Many people insist that Mel Brooks pretty much lost it once the nineties introduced itself. His comedy was somewhat outdated and he’d run out of material. I say thee nay! Sure, Mr. Brooks didn’t deliver any films in the level of “Blazing Saddles” in the nineties, but damn it I think his later efforts were entertaining in their own right. I think “Robin Hood: Men in Tights” is wacky fun, and you know what? I happen to find “Dracula: Dead and Loving It” to be hilarious on more than one occasion.

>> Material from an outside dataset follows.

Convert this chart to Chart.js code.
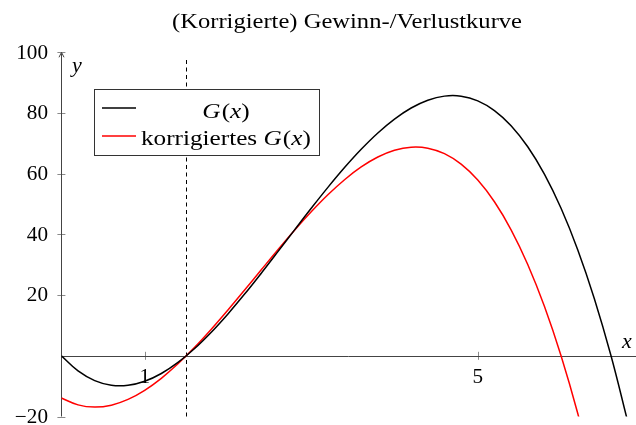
<!DOCTYPE html>
<html><head><meta charset="utf-8">
<script src="https://cdn.jsdelivr.net/npm/chart.js@4/dist/chart.umd.min.js"></script>
<style>html,body{margin:0;padding:0;background:#fff}#wrap{width:636px;height:425px}</style>
</head><body><div id="wrap"><canvas id="c" width="636" height="425"></canvas></div>
<script>
const chartTitle = '(Korrigierte) Gewinn-/Verlustkurve';
const seriesLabels = ['G(x)', 'korrigiertes G(x)'];
const xValues = [0,0.2,0.4,0.6,0.8,1.0,1.2,1.4,1.6,1.8,2.0,2.2,2.4,2.6,2.8,3.0,3.2,3.4,3.6,3.8,4.0,4.2,4.4,4.6,4.8,5.0,5.2,5.4,5.6,5.8,6.0,6.2,6.4,6.6,6.8];
const gValues = [0,-4.99,-8.18,-9.72,-9.74,-8.4,-5.83,-2.18,2.4,7.78,13.8,20.33,27.22,34.32,41.5,48.6,55.49,62.02,68.04,73.42,78.0,81.65,84.22,85.56,85.54,84.0,80.81,75.82,68.88,59.86,48.6,34.97,18.82,0,-21.62];
const xValuesCorr = [0,0.2,0.4,0.6,0.8,1.0,1.2,1.4,1.6,1.8,2.0,2.2,2.4,2.6,2.8,3.0,3.2,3.4,3.6,3.8,4.0,4.2,4.4,4.6,4.8,5.0,5.2,5.4,5.6,5.8,6.0,6.2,6.4];
const gCorrValues = [-13.91,-16.17,-16.91,-16.26,-14.36,-11.36,-7.41,-2.64,2.79,8.75,15.09,21.67,28.33,34.95,41.37,47.45,53.05,58.02,62.22,65.5,67.73,68.74,68.42,66.6,63.14,57.91,50.75,41.52,30.09,16.29,0,-18.94,-40.66];
const xTicks = [1, 5];
const yTicks = [-20, 20, 40, 60, 80, 100];
const markerX = 1.5;
const xRange = [0, 6.9];
const yRange = [-20, 100];
const seriesColors = ['#000000', '#ff0000'];

const FONT = '"Liberation Serif", "DejaVu Serif", serif';

function fillTextS(ctx, text, x, y, align, sx, font) {
  ctx.save();
  ctx.font = font;
  ctx.translate(x, y);
  ctx.scale(sx, 1);
  ctx.textAlign = align;
  ctx.fillText(text, 0, 0);
  ctx.restore();
}
function richSegments(label) {
  const parts = label.split('G(x)');
  const segs = [];
  parts.forEach((p, i) => {
    if (p) segs.push({t: p, it: false});
    if (i < parts.length - 1) {
      segs.push({t: 'G', it: true}, {t: '(', it: false}, {t: 'x', it: true}, {t: ')', it: false});
    }
  });
  return segs;
}
function segWidth(ctx, segs, size) {
  let w = 0;
  segs.forEach(s => { ctx.font = (s.it ? 'italic ' : '') + size + 'px ' + FONT; w += ctx.measureText(s.t).width + (s.it && s.t === 'G' ? 1 : 0); });
  return w;
}
function drawSegs(ctx, segs, x, y, size, sx) {
  ctx.save();
  ctx.translate(x, y);
  ctx.scale(sx, 1);
  ctx.textAlign = 'left';
  let cx = 0;
  segs.forEach(s => {
    ctx.font = (s.it ? 'italic ' : '') + size + 'px ' + FONT;
    ctx.fillText(s.t, cx, 0);
    cx += ctx.measureText(s.t).width + (s.it && s.t === 'G' ? 1 : 0);
  });
  ctx.restore();
}

const axesPlugin = {
  id: 'axesPlugin',
  beforeDatasetsDraw(chart) {
    const ctx = chart.ctx;
    const xs = chart.scales.x, ys = chart.scales.y;
    const x0 = xs.getPixelForValue(0), y0 = ys.getPixelForValue(0);
    const xl = xs.getPixelForValue(xRange[0]), xr = xs.getPixelForValue(xRange[1]);
    const yb = ys.getPixelForValue(yRange[0]), yt = ys.getPixelForValue(yRange[1]);
    ctx.save();
    ctx.strokeStyle = '#000';
    ctx.lineWidth = 1;
    ctx.setLineDash([4, 3.5]);
    const mx = Math.round(xs.getPixelForValue(markerX)) + 0.5;
    ctx.beginPath(); ctx.moveTo(mx, yb); ctx.lineTo(mx, ys.getPixelForValue(97.5)); ctx.stroke();
    ctx.setLineDash([]);
    ctx.strokeStyle = '#8a8a8a';
    yTicks.forEach(v => {
      const py = Math.round(ys.getPixelForValue(v)) + 0.5;
      ctx.beginPath(); ctx.moveTo(x0 - 4, py); ctx.lineTo(x0 + 4, py); ctx.stroke();
    });
    xTicks.forEach(v => {
      const px = Math.round(xs.getPixelForValue(v)) + 0.5;
      ctx.beginPath(); ctx.moveTo(px, y0 - 4); ctx.lineTo(px, y0 + 4); ctx.stroke();
    });
    ctx.strokeStyle = '#444';
    const ax = Math.round(x0) + 0.5, ay = Math.round(y0) + 0.5;
    ctx.beginPath(); ctx.moveTo(xl, ay); ctx.lineTo(xr, ay); ctx.stroke();
    ctx.beginPath(); ctx.moveTo(ax, yb); ctx.lineTo(ax, yt + 1); ctx.stroke();
    ctx.beginPath(); ctx.moveTo(ax - 2.5, yt + 5); ctx.lineTo(ax, yt); ctx.lineTo(ax + 2.5, yt + 5); ctx.stroke();
    ctx.fillStyle = '#000';
    ctx.textBaseline = 'middle';
    const tickFont = '20px ' + FONT;
    yTicks.forEach(v => {
      const txt = v < 0 ? '\u2212' + Math.abs(v) : String(v);
      fillTextS(ctx, txt, 48, ys.getPixelForValue(v) + 1, 'right', 1.06, tickFont);
    });
    ctx.textBaseline = 'alphabetic';
    xTicks.forEach(v => { fillTextS(ctx, String(v), xs.getPixelForValue(v), y0 + 27, 'center', 1.06, tickFont); });
    fillTextS(ctx, 'y', 72, 72, 'left', 1.1, 'italic 20px ' + FONT);
    fillTextS(ctx, 'x', 622, 348, 'left', 1.1, 'italic 20px ' + FONT);
    fillTextS(ctx, chartTitle, 347, 28, 'center', 1.17, '21px ' + FONT);
    ctx.restore();
  },
  afterDraw(chart) {
    const ctx = chart.ctx;
    ctx.save();
    ctx.fillStyle = '#fff';
    ctx.fillRect(94.5, 89.5, 225, 66);
    ctx.strokeStyle = '#333'; ctx.lineWidth = 1;
    ctx.strokeRect(94.5, 89.5, 225, 66);
    const rowsY = [108, 136];
    const baseY = [118, 145];
    seriesLabels.forEach((lab, i) => {
      ctx.strokeStyle = seriesColors[i]; ctx.lineWidth = 1.5;
      ctx.beginPath(); ctx.moveTo(102, rowsY[i]); ctx.lineTo(136, rowsY[i]); ctx.stroke();
    });
    ctx.fillStyle = '#000'; ctx.textBaseline = 'alphabetic';
    const sx = 1.2, size = 21;
    const segs = seriesLabels.map(richSegments);
    const widths = segs.map(s => segWidth(ctx, s, size) * sx);
    const colW = Math.max(...widths);
    const colX = 141;
    segs.forEach((s, i) => {
      drawSegs(ctx, s, colX + (colW - widths[i]) / 2, baseY[i], size, sx);
    });
    ctx.restore();
  }
};

const toPts = (xs, ys) => xs.map((x, i) => ({x: x, y: ys[i]}));

new Chart(document.getElementById('c'), {
  type: 'line',
  data: {
    datasets: [
      {label: seriesLabels[0], data: toPts(xValues, gValues), borderColor: seriesColors[0], borderWidth: 1.5, pointRadius: 0, tension: 0.4, fill: false},
      {label: seriesLabels[1], data: toPts(xValuesCorr, gCorrValues), borderColor: seriesColors[1], borderWidth: 1.5, pointRadius: 0, tension: 0.4, fill: false}
    ]
  },
  options: {
    responsive: false,
    animation: false,
    devicePixelRatio: 1,
    layout: {padding: {left: 61.4, right: 0, top: 52.3, bottom: 8.5}},
    plugins: {legend: {display: false}, title: {display: false}, tooltip: {enabled: false}},
    scales: {
      x: {type: 'linear', min: xRange[0], max: xRange[1], display: false},
      y: {type: 'linear', min: yRange[0], max: yRange[1], display: false}
    }
  },
  plugins: [axesPlugin]
});
</script>
</body></html>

Surely, it’s not perfect, but Mel Brooks still has some magic left in him, and he’s bold enough to tackle Dracula for this go around. This time he adds a new spin on Bram Stoker’s tale with Leslie Nielsen as the ghoulish Count. This time, Brooks focuses more on the origins of Renfield and then and the battle of Jonathan Harker to protect his wife Mina from Dracula’s wrath. While most of the cast are rather hilarious, Peter MacNicol steals the show whenever he’s on-screen. Even from Nielsen. As Renfield he’s all kinds of eccentric and neurotic, responding to the madness onscreen with his trademark high pitched warble and hysterical double takes.
From his response to the vampire bride orgy, to his inept servitude as Dracula’s crony, MacNicol is at the top of his game and derives raucous laughter. Just Dracula’s luck, when he enslaves Renfield, the man ends up proving he’s an absolute moron who barely helps Dracula in his quest to transform Mina in to his bride. There’s also the great performance from Stephen Weber as the quaint Jonathan Harker, and Amy Yasbeck who is laugh out loud funny as Mina. You also have to love Harvey Korman as Mina’s naive doctor father, while Mel Brooks takes on the role of Van Helsing. He and Dracula have a rivalry that borders on obsessive, and Brooks manages to share some genuinely funny moments with Leslie Nielsen.
“Dead and Loving It” is not without its own variety of stand out moments of pure brilliance, as Brooks features a great moment where Van Helsing and Dracula battle to see who gets the last word in an argument, and a moment during an opera where Dracula wipes the memory of a theater usher in an effort to introduce himself to Mina and Jonathan. There’s also the big mix-up as he attempts to hypnotize Mina from her room, and Jonathan’s confrontation with a buxom vampire that results in a ridiculous amount of bloodshed, making him re-think confronting any more of Dracula’s personal minions. Director Mel Brooks goes out on a respectable bang with “Dracula: Dead and Loving It,” a very above par and often funny satire of a horror classic. It’s surely one of the better horror spoofs before the sub-genre died a miserable death in the late nineties.